_What is being asked:_ Quote the lines exactly, starting with the line that contains "Reproduce this chart with matplotlib." and ending with the line that contains "import pandas as pd", and leave out all other lines.

(Charts and diagrams as code)
☆ ☆ ☆ ☆

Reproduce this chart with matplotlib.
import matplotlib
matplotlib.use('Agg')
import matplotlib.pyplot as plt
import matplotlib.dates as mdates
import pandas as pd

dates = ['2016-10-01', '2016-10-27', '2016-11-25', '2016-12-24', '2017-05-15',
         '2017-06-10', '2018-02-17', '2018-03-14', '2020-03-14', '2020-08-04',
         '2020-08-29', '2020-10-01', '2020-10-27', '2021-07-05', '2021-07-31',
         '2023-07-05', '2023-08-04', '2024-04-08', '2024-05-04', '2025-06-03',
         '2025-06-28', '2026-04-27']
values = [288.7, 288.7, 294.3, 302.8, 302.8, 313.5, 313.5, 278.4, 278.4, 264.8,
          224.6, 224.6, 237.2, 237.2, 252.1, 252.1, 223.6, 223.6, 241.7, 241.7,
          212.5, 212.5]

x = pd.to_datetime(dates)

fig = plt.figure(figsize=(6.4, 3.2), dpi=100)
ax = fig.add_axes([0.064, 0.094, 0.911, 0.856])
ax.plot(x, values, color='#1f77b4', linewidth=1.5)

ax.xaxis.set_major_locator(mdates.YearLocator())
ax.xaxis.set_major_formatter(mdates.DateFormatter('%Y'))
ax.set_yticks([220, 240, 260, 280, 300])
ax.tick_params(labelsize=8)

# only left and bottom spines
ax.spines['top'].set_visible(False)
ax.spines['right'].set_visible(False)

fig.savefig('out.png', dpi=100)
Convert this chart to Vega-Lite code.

☆ ☆ ☆ ☆

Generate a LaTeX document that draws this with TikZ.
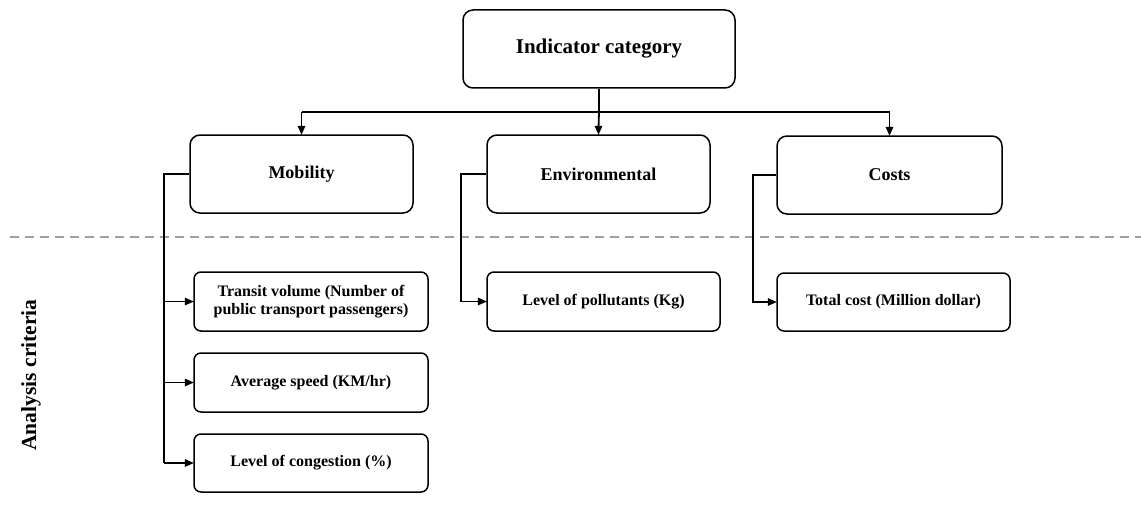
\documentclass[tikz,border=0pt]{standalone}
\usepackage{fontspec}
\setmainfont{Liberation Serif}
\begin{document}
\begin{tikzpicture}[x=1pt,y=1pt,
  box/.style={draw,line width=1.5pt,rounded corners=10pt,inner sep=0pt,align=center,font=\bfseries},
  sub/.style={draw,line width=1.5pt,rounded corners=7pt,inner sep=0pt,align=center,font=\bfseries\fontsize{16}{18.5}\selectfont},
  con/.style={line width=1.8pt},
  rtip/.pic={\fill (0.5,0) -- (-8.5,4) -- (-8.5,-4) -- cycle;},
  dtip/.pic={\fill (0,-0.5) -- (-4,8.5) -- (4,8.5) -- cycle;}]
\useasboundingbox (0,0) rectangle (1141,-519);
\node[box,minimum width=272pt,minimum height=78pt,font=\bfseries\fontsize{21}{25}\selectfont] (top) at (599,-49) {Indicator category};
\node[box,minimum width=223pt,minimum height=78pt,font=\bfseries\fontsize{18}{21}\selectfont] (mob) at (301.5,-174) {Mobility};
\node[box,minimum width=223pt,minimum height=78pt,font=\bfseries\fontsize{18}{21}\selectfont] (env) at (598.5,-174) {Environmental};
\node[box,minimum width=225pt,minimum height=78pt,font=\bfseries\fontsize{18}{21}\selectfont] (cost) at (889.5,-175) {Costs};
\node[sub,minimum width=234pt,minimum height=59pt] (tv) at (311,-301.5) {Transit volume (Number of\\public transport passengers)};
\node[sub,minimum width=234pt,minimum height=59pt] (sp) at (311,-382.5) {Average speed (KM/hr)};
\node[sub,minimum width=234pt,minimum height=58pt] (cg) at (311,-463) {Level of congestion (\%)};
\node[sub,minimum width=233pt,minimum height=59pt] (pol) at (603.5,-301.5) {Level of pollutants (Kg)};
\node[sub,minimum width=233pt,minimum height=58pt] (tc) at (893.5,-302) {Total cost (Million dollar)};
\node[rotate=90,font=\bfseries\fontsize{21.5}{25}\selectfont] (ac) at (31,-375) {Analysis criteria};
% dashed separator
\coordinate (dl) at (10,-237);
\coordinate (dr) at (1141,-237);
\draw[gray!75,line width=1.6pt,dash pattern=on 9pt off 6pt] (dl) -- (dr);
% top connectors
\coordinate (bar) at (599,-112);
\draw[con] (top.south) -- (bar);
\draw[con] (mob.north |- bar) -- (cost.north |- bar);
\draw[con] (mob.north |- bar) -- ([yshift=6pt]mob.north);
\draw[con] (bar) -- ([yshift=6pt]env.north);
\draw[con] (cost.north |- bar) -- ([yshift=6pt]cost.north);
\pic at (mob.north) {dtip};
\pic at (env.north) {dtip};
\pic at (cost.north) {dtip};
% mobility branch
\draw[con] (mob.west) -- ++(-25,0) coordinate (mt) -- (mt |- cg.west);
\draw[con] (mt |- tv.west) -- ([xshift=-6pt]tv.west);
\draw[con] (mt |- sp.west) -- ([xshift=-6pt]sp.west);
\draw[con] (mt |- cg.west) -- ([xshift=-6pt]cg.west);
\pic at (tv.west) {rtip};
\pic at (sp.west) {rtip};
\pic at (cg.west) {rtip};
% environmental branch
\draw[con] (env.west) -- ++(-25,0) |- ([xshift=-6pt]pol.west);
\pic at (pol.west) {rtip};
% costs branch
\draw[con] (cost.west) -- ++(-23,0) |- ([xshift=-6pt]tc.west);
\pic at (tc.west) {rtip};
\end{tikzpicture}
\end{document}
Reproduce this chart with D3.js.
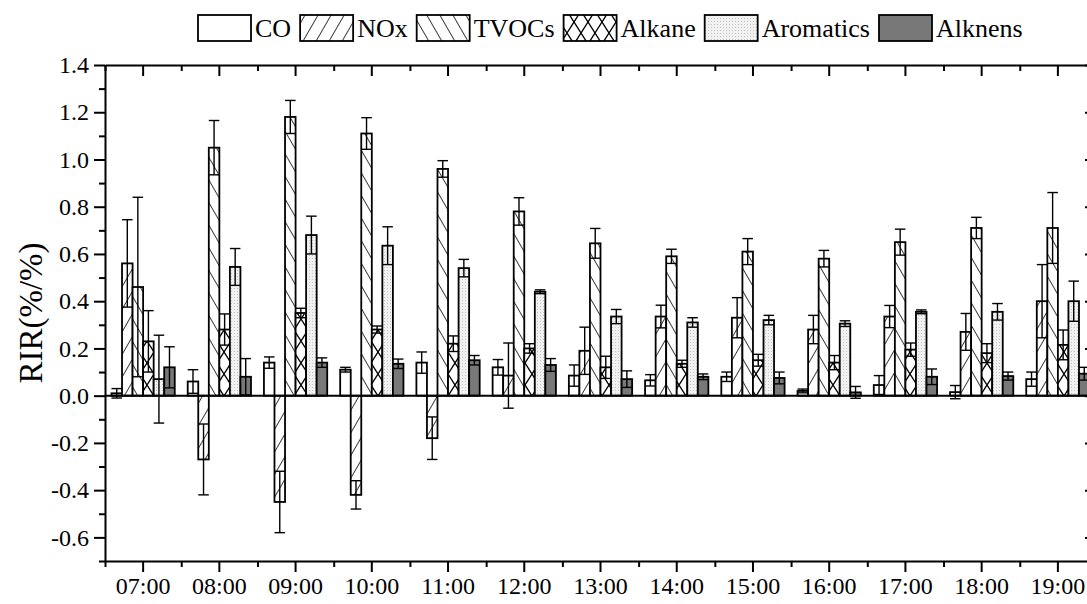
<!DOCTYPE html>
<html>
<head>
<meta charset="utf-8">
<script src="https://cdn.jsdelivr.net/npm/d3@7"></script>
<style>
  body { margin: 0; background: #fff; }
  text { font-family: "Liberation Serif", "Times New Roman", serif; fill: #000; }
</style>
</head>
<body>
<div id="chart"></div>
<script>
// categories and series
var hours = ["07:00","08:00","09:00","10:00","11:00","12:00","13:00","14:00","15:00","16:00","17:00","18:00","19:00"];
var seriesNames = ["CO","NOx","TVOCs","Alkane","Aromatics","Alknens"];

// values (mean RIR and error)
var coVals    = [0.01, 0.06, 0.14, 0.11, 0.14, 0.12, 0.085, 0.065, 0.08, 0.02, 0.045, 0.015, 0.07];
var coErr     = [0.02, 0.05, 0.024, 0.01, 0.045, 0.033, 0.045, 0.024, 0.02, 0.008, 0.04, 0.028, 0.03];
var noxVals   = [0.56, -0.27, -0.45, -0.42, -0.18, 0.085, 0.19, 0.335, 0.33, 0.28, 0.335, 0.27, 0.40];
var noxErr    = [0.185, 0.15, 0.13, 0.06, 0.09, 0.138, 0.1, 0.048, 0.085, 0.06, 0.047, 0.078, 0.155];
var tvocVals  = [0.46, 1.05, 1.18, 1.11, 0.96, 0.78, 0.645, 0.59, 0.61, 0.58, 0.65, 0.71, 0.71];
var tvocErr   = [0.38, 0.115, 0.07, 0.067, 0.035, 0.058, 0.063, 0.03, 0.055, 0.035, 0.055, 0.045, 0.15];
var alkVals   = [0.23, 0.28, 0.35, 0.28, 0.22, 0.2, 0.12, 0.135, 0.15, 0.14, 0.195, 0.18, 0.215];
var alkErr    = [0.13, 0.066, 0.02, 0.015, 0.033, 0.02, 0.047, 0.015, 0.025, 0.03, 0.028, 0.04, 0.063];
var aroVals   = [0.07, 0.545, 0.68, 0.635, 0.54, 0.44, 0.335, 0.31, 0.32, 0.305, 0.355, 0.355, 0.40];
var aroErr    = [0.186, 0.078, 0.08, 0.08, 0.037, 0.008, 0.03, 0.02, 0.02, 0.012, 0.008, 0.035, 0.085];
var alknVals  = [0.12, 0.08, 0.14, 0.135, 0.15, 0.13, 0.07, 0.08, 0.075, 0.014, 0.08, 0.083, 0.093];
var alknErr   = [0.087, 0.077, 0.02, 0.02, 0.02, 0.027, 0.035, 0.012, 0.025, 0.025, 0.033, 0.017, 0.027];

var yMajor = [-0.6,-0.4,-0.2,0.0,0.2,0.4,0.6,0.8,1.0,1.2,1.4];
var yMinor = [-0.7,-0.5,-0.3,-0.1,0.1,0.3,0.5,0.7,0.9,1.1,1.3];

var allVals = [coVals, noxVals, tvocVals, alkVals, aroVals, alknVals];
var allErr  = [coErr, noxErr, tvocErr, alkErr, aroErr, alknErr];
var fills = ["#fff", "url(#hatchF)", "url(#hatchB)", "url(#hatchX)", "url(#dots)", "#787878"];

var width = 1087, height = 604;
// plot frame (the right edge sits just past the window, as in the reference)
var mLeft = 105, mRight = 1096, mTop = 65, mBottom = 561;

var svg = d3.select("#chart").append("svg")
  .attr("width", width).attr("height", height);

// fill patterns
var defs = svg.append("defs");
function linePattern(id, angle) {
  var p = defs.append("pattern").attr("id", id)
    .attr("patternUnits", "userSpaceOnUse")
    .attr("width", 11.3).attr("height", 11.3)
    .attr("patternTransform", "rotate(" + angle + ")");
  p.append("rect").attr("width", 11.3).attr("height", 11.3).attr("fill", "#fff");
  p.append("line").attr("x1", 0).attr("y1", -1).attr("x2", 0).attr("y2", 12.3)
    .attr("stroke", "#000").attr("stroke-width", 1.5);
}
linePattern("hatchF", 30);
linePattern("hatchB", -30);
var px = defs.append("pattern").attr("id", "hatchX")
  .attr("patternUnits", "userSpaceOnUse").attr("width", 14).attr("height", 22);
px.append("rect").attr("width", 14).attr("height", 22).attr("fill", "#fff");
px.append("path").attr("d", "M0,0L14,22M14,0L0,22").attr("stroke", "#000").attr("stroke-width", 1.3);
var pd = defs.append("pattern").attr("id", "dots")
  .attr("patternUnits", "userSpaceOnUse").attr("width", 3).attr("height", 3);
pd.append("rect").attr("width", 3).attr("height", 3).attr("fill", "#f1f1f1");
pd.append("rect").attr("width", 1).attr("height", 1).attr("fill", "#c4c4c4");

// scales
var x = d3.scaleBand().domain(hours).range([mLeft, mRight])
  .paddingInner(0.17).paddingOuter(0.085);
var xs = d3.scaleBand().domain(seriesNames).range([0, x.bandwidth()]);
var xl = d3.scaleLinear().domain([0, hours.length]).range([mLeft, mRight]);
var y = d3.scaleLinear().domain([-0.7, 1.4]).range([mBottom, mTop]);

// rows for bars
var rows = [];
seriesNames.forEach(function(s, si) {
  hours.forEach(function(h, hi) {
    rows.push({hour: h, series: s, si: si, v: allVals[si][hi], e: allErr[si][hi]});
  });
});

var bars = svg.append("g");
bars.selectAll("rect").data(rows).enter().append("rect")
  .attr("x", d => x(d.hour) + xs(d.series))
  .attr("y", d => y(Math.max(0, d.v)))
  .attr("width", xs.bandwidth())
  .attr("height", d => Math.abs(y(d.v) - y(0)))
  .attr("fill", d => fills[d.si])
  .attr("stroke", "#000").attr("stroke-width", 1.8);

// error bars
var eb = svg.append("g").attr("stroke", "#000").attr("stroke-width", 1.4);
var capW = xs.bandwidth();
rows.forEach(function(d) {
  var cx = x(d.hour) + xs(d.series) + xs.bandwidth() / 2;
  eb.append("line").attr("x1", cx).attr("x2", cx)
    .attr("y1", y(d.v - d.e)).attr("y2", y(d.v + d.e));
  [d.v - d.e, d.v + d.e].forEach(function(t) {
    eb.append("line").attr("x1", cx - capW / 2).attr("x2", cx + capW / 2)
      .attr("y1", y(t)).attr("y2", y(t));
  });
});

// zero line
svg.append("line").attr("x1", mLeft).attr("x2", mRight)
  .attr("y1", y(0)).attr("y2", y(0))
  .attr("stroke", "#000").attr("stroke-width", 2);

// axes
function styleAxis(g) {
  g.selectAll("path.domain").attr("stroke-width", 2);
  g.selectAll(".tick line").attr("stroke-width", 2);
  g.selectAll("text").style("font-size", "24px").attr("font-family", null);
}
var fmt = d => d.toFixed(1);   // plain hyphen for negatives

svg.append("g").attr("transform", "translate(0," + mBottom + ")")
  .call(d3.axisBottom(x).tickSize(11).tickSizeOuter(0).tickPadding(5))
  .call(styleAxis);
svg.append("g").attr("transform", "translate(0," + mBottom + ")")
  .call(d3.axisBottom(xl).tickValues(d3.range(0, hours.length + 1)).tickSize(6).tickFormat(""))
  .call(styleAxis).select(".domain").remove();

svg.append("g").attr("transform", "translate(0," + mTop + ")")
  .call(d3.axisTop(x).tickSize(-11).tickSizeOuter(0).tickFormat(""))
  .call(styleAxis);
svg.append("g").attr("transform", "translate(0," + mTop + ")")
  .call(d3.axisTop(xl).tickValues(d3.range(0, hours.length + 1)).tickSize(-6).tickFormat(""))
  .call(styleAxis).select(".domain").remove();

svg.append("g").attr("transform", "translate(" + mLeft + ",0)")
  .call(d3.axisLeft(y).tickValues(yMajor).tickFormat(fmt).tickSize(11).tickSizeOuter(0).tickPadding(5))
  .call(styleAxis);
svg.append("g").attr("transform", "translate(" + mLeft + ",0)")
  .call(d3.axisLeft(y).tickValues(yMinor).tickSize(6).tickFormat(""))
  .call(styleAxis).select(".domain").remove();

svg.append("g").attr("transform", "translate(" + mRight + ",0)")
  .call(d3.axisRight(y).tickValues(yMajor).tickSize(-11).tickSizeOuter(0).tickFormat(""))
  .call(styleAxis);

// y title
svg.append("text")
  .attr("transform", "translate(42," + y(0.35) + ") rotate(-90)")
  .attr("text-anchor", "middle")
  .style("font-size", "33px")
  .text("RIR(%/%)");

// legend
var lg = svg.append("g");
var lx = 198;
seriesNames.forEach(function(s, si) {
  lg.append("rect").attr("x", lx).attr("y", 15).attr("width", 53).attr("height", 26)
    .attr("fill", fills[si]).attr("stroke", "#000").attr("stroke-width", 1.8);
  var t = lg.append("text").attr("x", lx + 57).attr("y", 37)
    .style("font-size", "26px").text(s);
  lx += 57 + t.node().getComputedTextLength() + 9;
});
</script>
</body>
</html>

☆ ☆ ☆ ☆

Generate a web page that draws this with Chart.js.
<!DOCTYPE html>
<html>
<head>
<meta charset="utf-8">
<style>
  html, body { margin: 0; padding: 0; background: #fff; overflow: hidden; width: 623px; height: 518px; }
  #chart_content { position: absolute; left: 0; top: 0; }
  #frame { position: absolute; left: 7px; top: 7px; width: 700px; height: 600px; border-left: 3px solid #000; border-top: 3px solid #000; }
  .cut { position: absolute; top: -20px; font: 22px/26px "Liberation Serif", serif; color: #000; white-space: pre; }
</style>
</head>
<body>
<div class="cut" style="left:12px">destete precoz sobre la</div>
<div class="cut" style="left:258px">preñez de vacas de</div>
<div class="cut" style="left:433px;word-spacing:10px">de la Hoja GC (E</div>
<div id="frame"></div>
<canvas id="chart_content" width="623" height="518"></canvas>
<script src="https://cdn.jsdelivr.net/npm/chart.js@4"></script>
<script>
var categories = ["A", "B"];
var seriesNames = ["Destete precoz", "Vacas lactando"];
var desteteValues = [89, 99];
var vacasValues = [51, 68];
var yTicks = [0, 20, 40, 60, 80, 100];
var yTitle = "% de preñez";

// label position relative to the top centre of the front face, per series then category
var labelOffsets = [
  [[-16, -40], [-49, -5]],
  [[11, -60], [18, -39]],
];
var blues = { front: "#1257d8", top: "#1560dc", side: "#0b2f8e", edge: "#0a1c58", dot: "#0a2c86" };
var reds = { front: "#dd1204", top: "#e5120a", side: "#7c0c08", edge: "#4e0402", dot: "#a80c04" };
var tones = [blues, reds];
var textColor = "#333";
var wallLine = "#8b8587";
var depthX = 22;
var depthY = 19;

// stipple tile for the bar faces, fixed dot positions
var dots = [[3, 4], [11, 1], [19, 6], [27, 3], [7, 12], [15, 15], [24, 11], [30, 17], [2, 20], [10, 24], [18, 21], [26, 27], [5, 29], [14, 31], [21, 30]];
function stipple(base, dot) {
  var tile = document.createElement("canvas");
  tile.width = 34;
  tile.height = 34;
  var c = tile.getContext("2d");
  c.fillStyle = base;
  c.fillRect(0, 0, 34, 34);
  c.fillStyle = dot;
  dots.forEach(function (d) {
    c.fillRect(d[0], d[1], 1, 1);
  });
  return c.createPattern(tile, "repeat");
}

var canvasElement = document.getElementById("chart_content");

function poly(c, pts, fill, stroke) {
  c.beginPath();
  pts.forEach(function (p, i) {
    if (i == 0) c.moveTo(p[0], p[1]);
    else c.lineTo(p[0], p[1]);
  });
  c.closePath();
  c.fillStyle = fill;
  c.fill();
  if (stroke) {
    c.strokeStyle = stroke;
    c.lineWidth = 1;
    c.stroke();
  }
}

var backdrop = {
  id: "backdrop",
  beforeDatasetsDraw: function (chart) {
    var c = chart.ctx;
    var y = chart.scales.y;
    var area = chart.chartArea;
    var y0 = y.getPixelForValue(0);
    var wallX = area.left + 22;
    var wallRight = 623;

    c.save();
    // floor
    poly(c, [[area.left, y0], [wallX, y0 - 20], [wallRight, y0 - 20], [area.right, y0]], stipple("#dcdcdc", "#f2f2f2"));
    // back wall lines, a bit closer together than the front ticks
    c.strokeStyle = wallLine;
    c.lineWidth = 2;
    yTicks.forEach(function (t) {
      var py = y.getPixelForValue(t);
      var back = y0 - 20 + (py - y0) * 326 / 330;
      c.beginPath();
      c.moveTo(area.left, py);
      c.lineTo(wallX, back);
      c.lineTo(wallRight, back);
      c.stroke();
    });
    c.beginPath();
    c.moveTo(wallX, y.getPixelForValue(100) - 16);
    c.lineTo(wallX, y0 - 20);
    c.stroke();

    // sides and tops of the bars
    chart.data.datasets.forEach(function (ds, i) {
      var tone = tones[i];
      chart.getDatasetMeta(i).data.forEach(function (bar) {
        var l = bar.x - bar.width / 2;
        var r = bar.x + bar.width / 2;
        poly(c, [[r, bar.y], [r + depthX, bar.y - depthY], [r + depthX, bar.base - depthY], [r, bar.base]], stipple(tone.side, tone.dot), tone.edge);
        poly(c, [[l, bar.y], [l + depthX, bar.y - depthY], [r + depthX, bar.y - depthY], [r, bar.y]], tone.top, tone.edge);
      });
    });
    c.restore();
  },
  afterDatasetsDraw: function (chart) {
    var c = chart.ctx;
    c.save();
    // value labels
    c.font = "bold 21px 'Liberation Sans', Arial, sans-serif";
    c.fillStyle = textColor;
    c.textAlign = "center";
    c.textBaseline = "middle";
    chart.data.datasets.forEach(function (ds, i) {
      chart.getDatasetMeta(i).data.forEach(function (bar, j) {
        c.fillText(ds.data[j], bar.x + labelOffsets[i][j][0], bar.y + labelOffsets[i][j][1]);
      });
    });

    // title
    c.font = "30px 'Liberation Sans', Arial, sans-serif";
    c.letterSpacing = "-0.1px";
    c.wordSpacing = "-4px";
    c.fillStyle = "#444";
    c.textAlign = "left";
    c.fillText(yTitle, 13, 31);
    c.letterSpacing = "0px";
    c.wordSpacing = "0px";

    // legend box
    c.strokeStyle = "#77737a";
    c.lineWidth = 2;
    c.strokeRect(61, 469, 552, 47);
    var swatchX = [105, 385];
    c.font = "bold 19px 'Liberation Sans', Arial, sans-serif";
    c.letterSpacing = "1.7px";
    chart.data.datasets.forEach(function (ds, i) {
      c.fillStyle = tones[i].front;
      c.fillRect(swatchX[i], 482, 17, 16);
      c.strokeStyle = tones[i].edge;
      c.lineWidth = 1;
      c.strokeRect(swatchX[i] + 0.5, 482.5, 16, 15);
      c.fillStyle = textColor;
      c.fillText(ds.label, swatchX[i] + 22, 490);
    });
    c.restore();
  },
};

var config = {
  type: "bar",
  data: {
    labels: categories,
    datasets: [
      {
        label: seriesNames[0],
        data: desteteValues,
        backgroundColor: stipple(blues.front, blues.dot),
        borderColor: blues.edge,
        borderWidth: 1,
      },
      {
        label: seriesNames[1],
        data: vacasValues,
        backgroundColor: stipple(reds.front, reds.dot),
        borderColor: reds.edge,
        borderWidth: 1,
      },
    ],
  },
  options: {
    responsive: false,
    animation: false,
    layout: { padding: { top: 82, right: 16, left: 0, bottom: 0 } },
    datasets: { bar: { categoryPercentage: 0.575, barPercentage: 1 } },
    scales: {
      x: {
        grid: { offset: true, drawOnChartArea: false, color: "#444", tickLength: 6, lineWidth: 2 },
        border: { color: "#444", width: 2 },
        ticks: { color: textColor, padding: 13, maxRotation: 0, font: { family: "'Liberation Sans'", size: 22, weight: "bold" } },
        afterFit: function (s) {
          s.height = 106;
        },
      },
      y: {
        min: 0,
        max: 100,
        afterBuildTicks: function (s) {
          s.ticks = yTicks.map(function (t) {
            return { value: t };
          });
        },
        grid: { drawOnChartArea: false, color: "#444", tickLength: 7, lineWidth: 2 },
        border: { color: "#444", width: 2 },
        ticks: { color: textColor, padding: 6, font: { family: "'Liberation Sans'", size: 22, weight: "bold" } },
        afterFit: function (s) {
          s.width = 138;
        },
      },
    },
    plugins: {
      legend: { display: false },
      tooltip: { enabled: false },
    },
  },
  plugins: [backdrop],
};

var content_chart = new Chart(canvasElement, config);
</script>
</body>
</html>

☆ ☆ ☆ ☆

_The result:_
Reproduce this chart with matplotlib.
import matplotlib
matplotlib.use('Agg')
import matplotlib.pyplot as plt
import matplotlib.dates as mdates
import pandas as pd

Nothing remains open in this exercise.